A proposal is not a quote. It is the last scene of your sales pitch, and most production companies fumble it with a PDF that leads with legal terms and buries the idea. Here is the structure that closes.
The first page should read like you listened. Restate what the client is trying to achieve, in their words, and sketch how the film gets them there. Camera packages and crew lists matter, but nobody has ever signed because of a lens. They sign because the first paragraph proved you understood the assignment.
Cover, overview, approach, deliverables, investment, timeline, terms, signature. That order is deliberate: idea before money, money before fine print. Proposals that open with terms and conditions ask the reader to do paperwork before they get to feel anything. Put the excitement first and the lawyering last, where it belongs.
Group your costs the way you produce: crew and labor, equipment, travel and logistics, post. Give each group a subtotal, then one total, then the deposit. An itemized wall of line items invites the client to shop each row; grouped costs invite them to judge the whole. If you discount, show the original figure and the discount explicitly, so generosity is visible instead of invisible.

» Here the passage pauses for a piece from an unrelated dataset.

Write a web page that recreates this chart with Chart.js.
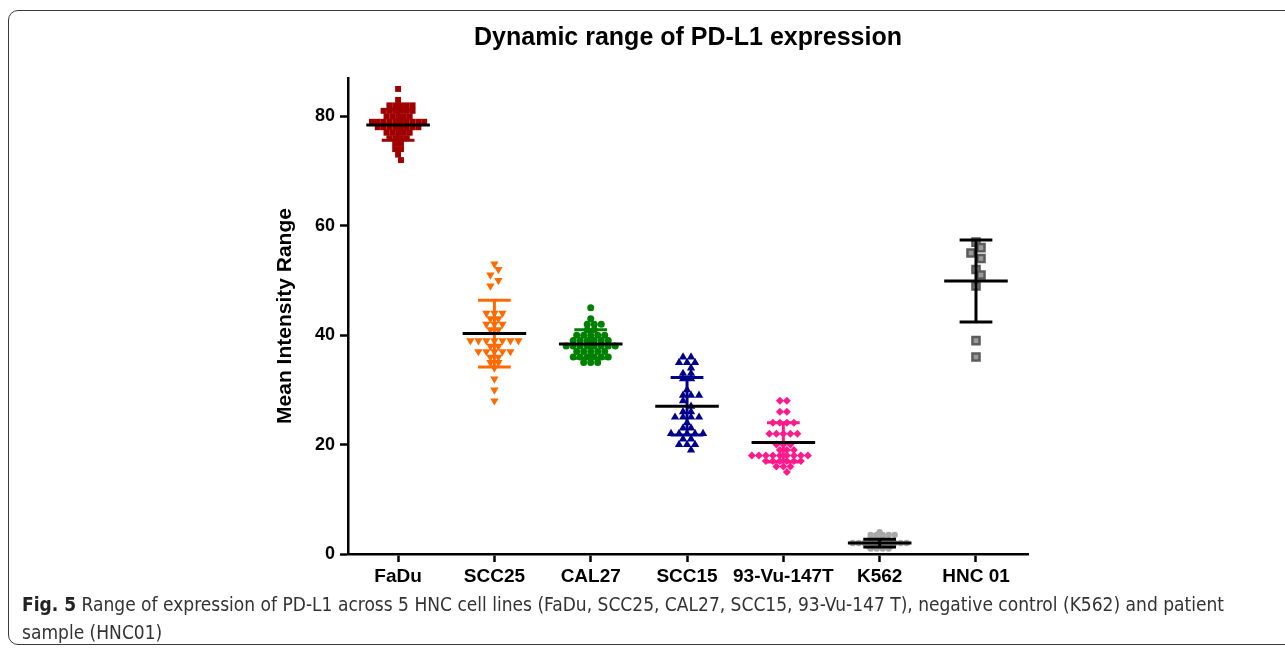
<!DOCTYPE html>
<html>
<head>
<meta charset="utf-8">
<title>Dynamic range of PD-L1 expression</title>
<script src="https://cdn.jsdelivr.net/npm/chart.js@4.4.1/dist/chart.umd.min.js"></script>
<style>
  html, body { margin: 0; padding: 0; background: #fff; }
  body { width: 1285px; height: 651px; position: relative; overflow: hidden; }
  #frame {
    position: absolute; left: 8px; top: 10px; width: 1300px; height: 635px;
    border: 1px solid #3a3a3a; border-radius: 10px; box-sizing: border-box;
  }
  #wrap { position: absolute; left: 0; top: 0; width: 1285px; height: 651px; }
  #caption {
    position: absolute; left: 22px; top: 590px;
    font-family: "Liberation Sans Narrow", "DejaVu Sans Condensed", "Liberation Sans", sans-serif;
    font-size: 19px; line-height: 28px; color: #333; white-space: nowrap;
  }
  #caption b { color: #222; }
</style>
</head>
<body>
<div id="frame"></div>
<div id="wrap"><canvas id="chart"></canvas></div>
<div id="caption"><b>Fig. 5</b> Range of expression of PD-L1 across 5 HNC cell lines (FaDu, SCC25, CAL27, SCC15, 93-Vu-147 T), negative control (K562) and patient<br>sample (HNC01)</div>

<script>
// --- datos ---
const categories = ['FaDu', 'SCC25', 'CAL27', 'SCC15', '93-Vu-147T', 'K562', 'HNC 01'];
const yTicks = [0, 20, 40, 60, 80];

const fadu = [85, 83, 82, 82, 82, 82, 82, 81, 81, 81, 81, 81, 81, 80, 80, 80, 80, 80,
  79, 79, 79, 79, 79, 79, 79, 79, 79, 79, 78, 78, 78, 78, 78, 78, 78, 78,
  77, 77, 77, 77, 77, 76, 76, 76, 76, 75, 75, 74, 74, 73, 72];
const scc25 = [53, 52, 51, 50, 49, 44, 44, 44, 43, 43, 42, 42, 42, 41, 41,
  39, 39, 39, 39, 39, 39, 39, 38, 38, 37, 37, 37, 37, 37, 36, 36, 35, 35, 34, 32, 30, 28];
const cal27 = [45, 43, 42, 42, 42, 41, 41, 40, 40, 40, 40, 40, 39, 39, 39, 39, 39, 39,
  38, 38, 38, 38, 38, 38, 38, 38, 37, 37, 37, 37, 37, 36, 36, 36, 36, 36, 36, 35, 35, 35];
const scc15 = [36, 36, 35, 35, 35, 34, 33, 33, 32, 32, 30, 29, 29, 29, 28, 27, 26, 26,
  25, 25, 25, 25, 24, 23, 23, 22, 22, 22, 22, 22, 21, 21, 20, 20, 20, 19];
const vu147t = [28, 28, 26, 26, 24, 24, 24, 24, 22, 22, 22, 22, 22, 20, 20, 20, 19, 19, 19,
  18, 18, 18, 18, 18, 18, 18, 18, 18, 17, 17, 17, 17, 17, 17, 16, 16, 16, 15];
const k562 = [4, 3.5, 3.5, 3.5, 3.5, 3.5, 3, 3, 3, 2.5, 2.5, 2.5, 2.5,
  2, 2, 2, 2, 2, 2, 2, 2, 2, 2, 1.5, 1.5, 1.5, 1.5, 1.5, 1, 1, 1, 1];
const hnc01 = [57, 56, 55, 54, 52, 51, 49, 39, 36];

// media y desviación estándar de cada grupo (barras)
const means = [78.4, 40.3, 38.4, 27.0, 20.4, 2.0, 49.9];
const sds = [2.8, 6.1, 2.6, 5.25, 3.6, 0.7, 7.5];

const groups = [fadu, scc25, cal27, scc15, vu147t, k562, hnc01];

// --- estilo de cada grupo (bin = alto de fila en unidades, gap = separación en px) ---
const styles = [
  { color: '#a00000', shape: 'rect', radius: 4.2, rot: 0, bin: 1, gap: 5.8, bar: '#a00000' },
  { color: '#ff6a00', shape: 'triangle', radius: 4.8, rot: 180, bin: 1, gap: 8, bar: '#ff6a00' },
  { color: '#008000', shape: 'circle', radius: 3.5, rot: 0, bin: 1, gap: 7, bar: '#008000' },
  { color: '#00008b', shape: 'triangle', radius: 4.8, rot: 0, bin: 1, gap: 8, bar: '#00008b' },
  { color: '#ff1a8c', shape: 'rectRot', radius: 4, rot: 0, bin: 1, gap: 7, bar: '#ff1a8c' },
  { color: '#a8a8a8', shape: 'circle', radius: 3.2, rot: 0, bin: 0.5, gap: 6, bar: '#000' },
  { color: '#9a9a9a', shape: 'rect', radius: 5, rot: 0, bin: 1, gap: 10, bar: '#000', border: '#5c5c5c' }
];

const labelFont = 'Liberation Sans, Arial, sans-serif';

// Diagrama de puntos tipo Prism: filas por valor, repartidas a lo ancho en px
const swarmPlugin = {
  id: 'swarm',
  afterDatasetsUpdate(chart) {
    chart.data.datasets.forEach((ds, i) => {
      const { bin, gap } = styles[i];
      const els = chart.getDatasetMeta(i).data;
      const rows = new Map();
      ds.data.forEach((d, j) => {
        const key = Math.round(d.y / bin);
        if (!rows.has(key)) rows.set(key, []);
        rows.get(key).push(els[j]);
      });
      const keys = [...rows.keys()].sort((a, b) => b - a);
      let prevKey = null, prevOdd = false, prevShift = 0;
      keys.forEach(key => {
        const row = rows.get(key);
        const odd = row.length % 2 === 1;
        let shift = 0;
        // filas impares seguidas: zigzag para que no se tapen
        if (odd && prevOdd && prevKey - key === 1) shift = prevShift === 0 ? gap / 2 : -prevShift;
        row.forEach((el, k) => { el.x += (k - (row.length - 1) / 2) * gap + shift; });
        prevKey = key; prevOdd = odd; prevShift = shift;
      });
    });
  }
};

// Barras de media ± DE, dibujadas con las escalas del gráfico
const meanSdPlugin = {
  id: 'meanSd',
  afterDatasetsDraw(chart) {
    const { ctx, scales: { x, y } } = chart;
    ctx.save();
    categories.forEach((_, i) => {
      const cx = x.getPixelForValue(i);
      const capL = x.getPixelForValue(i - 0.17), capR = x.getPixelForValue(i + 0.17);
      const mL = x.getPixelForValue(i - 0.33), mR = x.getPixelForValue(i + 0.33);
      const top = y.getPixelForValue(means[i] + sds[i]);
      const bot = y.getPixelForValue(means[i] - sds[i]);
      const m = y.getPixelForValue(means[i]);
      ctx.strokeStyle = styles[i].bar;
      ctx.lineWidth = 3;
      ctx.beginPath();
      ctx.moveTo(cx, top); ctx.lineTo(cx, bot);
      ctx.moveTo(capL, top); ctx.lineTo(capR, top);
      ctx.moveTo(capL, bot); ctx.lineTo(capR, bot);
      ctx.stroke();
      ctx.strokeStyle = '#000';
      ctx.beginPath();
      ctx.moveTo(mL, m); ctx.lineTo(mR, m);
      ctx.stroke();
    });
    ctx.restore();
  }
};

const datasets = groups.map((vals, i) => ({
  label: categories[i],
  data: vals.map(v => ({ x: i, y: v })),
  pointStyle: styles[i].shape,
  pointRadius: styles[i].radius,
  pointRotation: styles[i].rot,
  backgroundColor: styles[i].color,
  borderColor: styles[i].border || styles[i].color,
  borderWidth: styles[i].border ? 2.5 : 0
}));

new Chart(document.getElementById('chart'), {
  type: 'scatter',
  data: { datasets },
  plugins: [swarmPlugin, meanSdPlugin],
  options: {
    responsive: true,
    maintainAspectRatio: false,
    animation: false,
    events: [],
    layout: { padding: { left: 250, right: 257, top: 12, bottom: 57 } },
    plugins: {
      legend: { display: false },
      tooltip: { enabled: false },
      title: {
        display: true,
        fullSize: false,
        text: 'Dynamic range of PD-L1 expression',
        color: '#000',
        font: { family: labelFont, size: 25, weight: 'bold' },
        padding: { top: 11, bottom: 25 }
      }
    },
    scales: {
      x: {
        type: 'linear',
        min: -0.52,
        max: 6.54,
        afterBuildTicks: s => { s.ticks = categories.map((_, i) => ({ value: i })); },
        afterFit: s => { s.height = 40; },
        ticks: {
          callback: v => categories[v],
          color: '#000',
          font: { family: labelFont, size: 19, weight: 'bold' },
          padding: 3,
          maxRotation: 0,
          autoSkip: false
        },
        grid: { display: true, drawOnChartArea: false, tickLength: 8, tickWidth: 2.5, tickColor: '#000' },
        border: { color: '#000', width: 2.5 }
      },
      y: {
        min: 0,
        max: 87,
        afterBuildTicks: s => { s.ticks = yTicks.map(v => ({ value: v })); },
        afterFit: s => { s.width = 98; },
        ticks: {
          color: '#000',
          font: { family: labelFont, size: 18, weight: 'bold' },
          padding: 5
        },
        title: {
          display: true,
          text: 'Mean Intensity Range',
          color: '#000',
          font: { family: labelFont, size: 21, weight: 'bold' },
          padding: { top: 23, bottom: 0 }
        },
        grid: { display: true, drawOnChartArea: false, tickLength: 8, tickWidth: 2.5, tickColor: '#000' },
        border: { color: '#000', width: 2.5 }
      }
    }
  }
});
</script>
</body>
</html>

Every extra step between "yes" and "signed" is a place for a deal to stall. The modern standard is a proposal the client opens in a browser, reads on their phone, signs with a finger, and pays the deposit on the same page. If your proposal is an attachment that requires printing, you are asking a corporate buyer to find a scanner in 2026.
The company that sends a beautiful proposal in a day beats the company that sends a slightly better one in a week. Build a master template with your standard sections, terms, and pricing, and personalize the overview per client. A free template gets you started; a system that remembers your pricing history gets you fast.
Proposals are opened, skimmed, forwarded, and forgotten. Follow up on day two with something useful, not "just checking in": a reference film, a location idea, an answer to a question they asked on the call. If you can see which sections they actually read, follow up about the section they lingered on. That is not surveillance; it is listening.